Because it looks like freakin’ Citizen Kane next to Speed 2: Cruise Control…
By the early ‘90s, even movies that barely broke even were getting sequels greenlit. So after grossing ten times its original budget, there was never a question of whether there would be a Speed 2. Unfortunately, Speed 2 ended up sucking. Hard. While it’s somehow easy to imagine New York cop John McClane crossing paths with terrorists over and over again and an infinite laundry list of impossible missions for Ethan Hunt to tackle, for some reason, Speed never really set itself up with the same open-ended conclusion. Jack and Annie smooch and joke about how relationships that begin under extreme circumstances never work in the end and we can either take their word for it or, more likely, imagine them shacking up together and living happily (and uneventfully) ever after. But it’s hard to see how their story leads to another brush with a hair-trigger terrorist. Of course, that didn’t stop Fox from moving forward on the bone-headed Speed 2: Cruise Control—which is basically Speed on The Love Boat. It’s hard to get to know who was contractually obligated to do what and who was paid how much to sign on to this waterlogged dose of sloppy seconds, but both de Bont and Bullock agreed to be in the film and Reeves wisely said, “Thanks, but no thanks.” That’s when they should have pulled the ripcord. But Hollywood fears nothing more than leaving money on the table, so they went ahead anyway with Jason Patric stepping in for Reeves.
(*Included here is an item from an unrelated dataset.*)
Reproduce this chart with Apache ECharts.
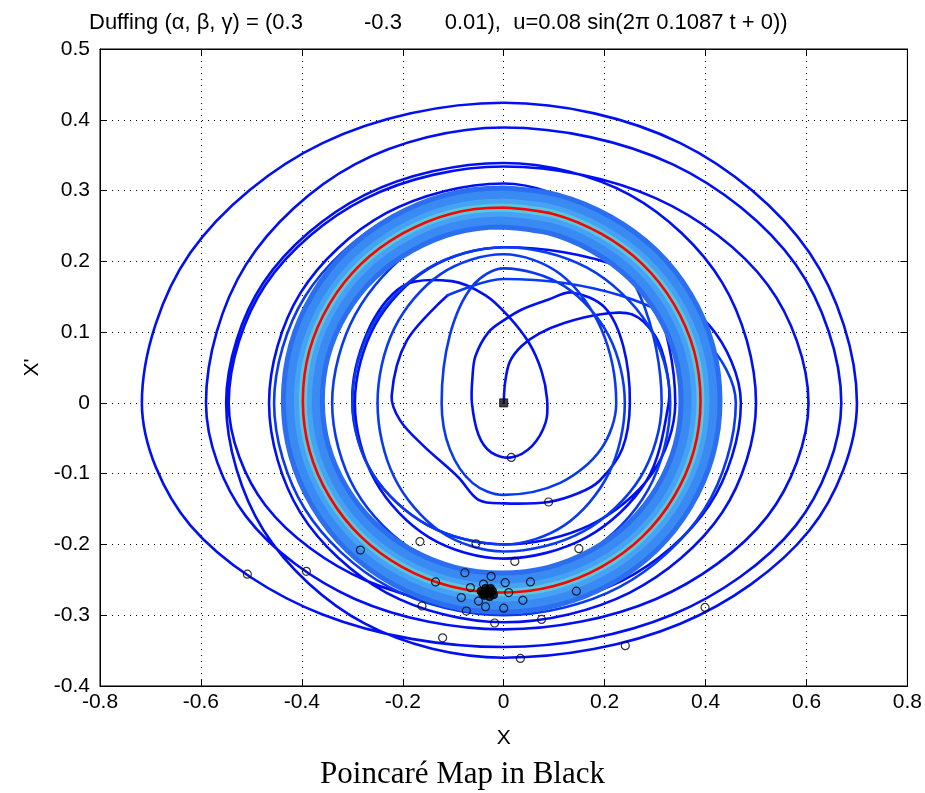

And to paraphrase Lloyd Bentsen: Senator, I’ve watched Jason Patric, and he’s no Keanu Reeves. Anyway, Speed 2 is a dog with fleas. Not only does the film fail as a thriller, the setting is ludicrously implausible, the leech-loving techno-villain (Willem Dafoe) is a cipher and a joke, and Bullock and Patric have less chemistry than the oil and vinegar on the salad I had for lunch yesterday. All of which, frankly, makes Speed look even better these days—if that’s even possible. Which leads me to one final telling footnote: rather than salting away many, many millions of dollars to return for Speed 2, Reeves went off and played Hamlet on stage in Winnipeg. Winnipeg!